John Borland acknowledges that he has seen evidence in (positive) support of We Are Indigo “both in terms of business behaviours and deliverables” but he has chosen not to report it. Extraordinary. This is a massive shortfall in terms of natural justice. I do acknowledge that based on the EY review report, Borland asked if he could interview We Are Indigo and this request was declined by Callaghan. (And thank you to John Borland in being clear on your process).
Looking at the reports I have to seriously wonder if John Borland is massively out of his depth in trying to formulate a report of this nature, or maybe I just don’t have all of the facts? There are basic issues where he appears to come up short. To name a few…
- The recommendation that the data breach issue should be escalated to the Privacy Commissioner. In the first due diligence report, Borland adds that the matter should also be reported to the Serious Fraud Office. (This appears to be a minor breach and is not reportable to the Privacy Commissioner. It is well outside of the remit of the Serious Fraud office that typically investigates cases involving more than $500,000 – and where is the fraud, bribery or corruption?).
- Using misleading and false data for investment purposes. Borland believes this to be professional misconduct and says it may amount to criminal behaviour if investment capital was raised. Wow! Possibly a massive lack of understanding of fund-raising processes!
- Lack of understanding of basic business processes with the accusation of ‘unauthorised acquisition of company shares’. The company was never formed as the shareholders could not agree on control. There cannot be an unauthorised acquisition of shares.
- I worry about words such as “attempted misappropriation of government funds” – a massive stretch from an invoice dispute, with said invoice subsequently paid.
- Borland notes “In my professional opinion, based on my experience both as a Senior Detective in the Police and as a Professional Investigator with experience in commercial matters, the actions of the Respondent places them a ‘show-cause’ position with respect to their application. Furthermore the contents in Section 4 of this report, if validated, showcase some of the most serious unethical practices I have investigated in a commercial capacity”. It is a problem that these allegations have not been validated.
To give John Borland his due, he acknowledges what he has provided is based on limited interviews. He is effectively acknowledging there may be different views. In terms of his process, he says We Are Indigo are in a “show cause” position. In other words, they need to be able to discuss and possibly refute the allegations. They have not had this opportunity and in the meantime it looks as if they are being black-balled by Callaghan, and the flawed reports continue to be widely distributed. We Are Indigo have no channels in which they can fight back, without incurring massive legal costs. This is not right.
We Are Indigo have only seen heavily redacted versions of the reports. They had a very limited electronic meeting with Callaghan Innovation on 22 May 2022, and feedback they provided has been ignored by Borland, since it did not agree with evidence already obtained. (Double Wow!). I have been advised that evidence obtained from other government departments has also been ignored. (Triple Wow!).

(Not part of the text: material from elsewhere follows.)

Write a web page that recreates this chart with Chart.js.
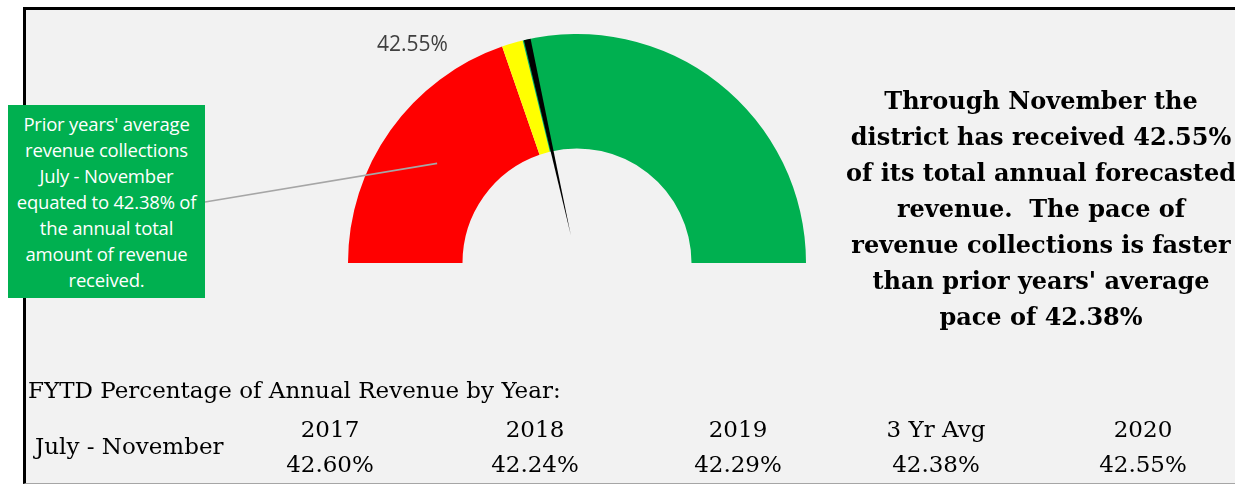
<!DOCTYPE html>
<html>
<head>
<meta charset="utf-8">
<script src="https://cdn.jsdelivr.net/npm/chart.js@4"></script>
<style>
  html, body { margin: 0; padding: 0; background: #ffffff; }
  #wrap { position: relative; width: 1235px; height: 484px; overflow: hidden; }
  #frame {
    position: absolute; left: 23px; top: 7px; width: 1240px; height: 473px;
    border-left: 3px solid #000; border-top: 3px solid #000; border-bottom: 1px solid #a6a6a6;
    background: #f2f2f2;
  }
  #gauge { position: absolute; left: 0; top: 0; }
  .t { position: absolute; white-space: pre; }
  #callout {
    position: absolute; left: 8px; top: 105px; width: 197px; height: 193px;
    background: #00b050; color: #fff; font-family: "Open Sans", sans-serif;
    font-size: 18.5px; line-height: 26px; text-align: center; white-space: nowrap;
    display: flex; align-items: center; justify-content: center; letter-spacing: -0.2px;
  }
  #label { left: 377px; top: 29px; font-family: "Open Sans", sans-serif; font-size: 21px; color: #404040; }
  #note {
    position: absolute; left: 836px; top: 83px; width: 410px;
    font-family: "DejaVu Serif", serif; font-weight: bold; font-size: 24px;
    line-height: 36px; text-align: center; color: #000; white-space: pre;
  }
  .tbl { font-family: "DejaVu Serif", serif; font-size: 23px; color: #000; }
  .col { transform: translateX(-50%); }
</style>
</head>
<body>
<div id="wrap">
  <div id="frame"></div>
  <canvas id="gauge" width="1235" height="484"></canvas>
  <div id="callout"><div id="calloutText"></div></div>
  <div class="t" id="label"></div>
  <div id="note"></div>
  <div id="table"></div>
</div>
<script>
// gauge bands: red, yellow, green (percent of the half circle)
const bandLabels = ['Behind', 'Near average', 'Ahead']
const bandValues = [39.4, 2.98, 57.62]
const bandColors = ['#ff0000', '#ffff00', '#00b050']

// needle
const currentPct = 42.55
const needleSpan = 0.95

// table under the gauge
const tableYears = ['2017', '2018', '2019', '3 Yr Avg', '2020']
const tablePcts = [42.60, 42.24, 42.29, 42.38, 42.55]
const tableRowLabel = 'July - November'
const tableTitle = 'FYTD Percentage of Annual Revenue by Year:'

const calloutLines = ["Prior years' average", 'revenue collections', 'July - November', 'equated to 42.38% of', 'the annual total', 'amount of revenue', 'received.']
const noteLines = ['Through November the', 'district has received 42.55%', 'of its total annual forecasted', 'revenue.  The pace of', 'revenue collections is faster', "than prior years' average", 'pace of 42.38%']

document.getElementById('calloutText').innerHTML = calloutLines.join('<br>')
document.getElementById('note').textContent = noteLines.join('\n')
document.getElementById('label').textContent = currentPct.toFixed(2) + '%'

// table text
const colX = [330, 535, 738, 936, 1143]
let html = '<div class="t tbl" style="left:28px;top:377px">' + tableTitle + '</div>'
html += '<div class="t tbl" style="left:35px;top:433px">' + tableRowLabel + '</div>'
tableYears.forEach((y, i) => {
  html += '<div class="t tbl col" style="left:' + colX[i] + 'px;top:416px">' + y + '</div>'
  html += '<div class="t tbl col" style="left:' + colX[i] + 'px;top:451px">' + tablePcts[i].toFixed(2) + '%</div>'
})
document.getElementById('table').innerHTML = html

const gaugeExtras = {
  id: 'gaugeExtras',
  afterDatasetsDraw(chart){
    const ctx = chart.ctx
    const arc = chart.getDatasetMeta(0).data[0]
    const { x, y, outerRadius } = arc.getProps(['x', 'y', 'outerRadius'], true)
    const ang = v => -Math.PI + Math.PI * v / 100 // 左端起算

    // leader line from callout box to the middle of the red band
    const c = arc.tooltipPosition(true)
    ctx.save()
    ctx.strokeStyle = '#a6a6a6'
    ctx.lineWidth = 1.6
    ctx.beginPath()
    ctx.moveTo(205, 202)
    ctx.lineTo(c.x, c.y)
    ctx.stroke()

    // needle wedge
    const a1 = ang(currentPct), a2 = ang(currentPct + needleSpan)
    const am = (a1 + a2) / 2
    const r0 = outerRadius * 0.125
    ctx.fillStyle = '#000'
    ctx.beginPath()
    ctx.moveTo(x + r0 * Math.cos(am), y + r0 * Math.sin(am))
    ctx.arc(x, y, outerRadius, a1, a2)
    ctx.closePath()
    ctx.fill()
    ctx.restore()
  }
}

new Chart(document.getElementById('gauge'), {
  type: 'doughnut',
  data: {
    labels: bandLabels,
    datasets: [{
      data: bandValues,
      backgroundColor: bandColors,
      borderWidth: 0,
      hoverOffset: 0
    }]
  },
  options: {
    responsive: false,
    animation: false,
    rotation: -90,
    circumference: 180,
    cutout: '50%',
    events: [],
    layout: { padding: { left: 348, right: 429, top: 34, bottom: 221 } },
    plugins: { legend: { display: false }, tooltip: { enabled: false } }
  },
  plugins: [gaugeExtras]
})
</script>
</body>
</html>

John Borland requested that the report not be distributed without notifying him. Was this done? Was this because he recognised that We Are Indigo had not had the opportunity to “show cause”? Borland also notes in the first Due Diligence report that “The information contained herein is based solely on information obtained during the course of our investigation. Accordingly, we make no representations as to the accuracy of material obtained from third parties, nor do we purport to advise you or any other party on legal liability or the future conduct of this matter. In all respects, we advise that you refer to your qualified judgement and that of your legal advisers”. In his second due diligence report he goes further saying the reports should not be distributed, including to government departments, without notifying him. John, were you notified of the distributions to government departments? And did you agree?
Callaghan Innovation, what were you thinking? Were you thinking?
Where to from here?
The reports were prepared by what appears to be a conflicted investigator, who did not declare his prior knowledge. EY were engaged to review the due diligence process, but the scope was set to exclude conflicts of interest and report content. They did NOT, as some are claiming, “independently validate and verify” the findings or conclusions of the report. As well, EY stated that We Are Indigo should have been given the opportunity to respond.
Callaghan Innovation – You are the only ones who can fix this.
- Admit that the investigator was conflicted.
- State unequivocally that the due diligence reports, commissioned under the confidentiality of a government procurement process, should never have been shared around.
- Make it clear that you are upset and angry (are you?) at the way the reports continue to be leaked.
- Clarify that the EY review did not verify any of the allegations.
- Officially withdraw the due diligence reports, and apologise for the harm they have caused.
- And clarify the rights that Government Organisations have to share a respondent’s confidential information obtained in RFPs to other Government bodies, given how serious an implication this might have for tenderers moving forward.
Let’s hope we see some sensible action – remembering this is an election year.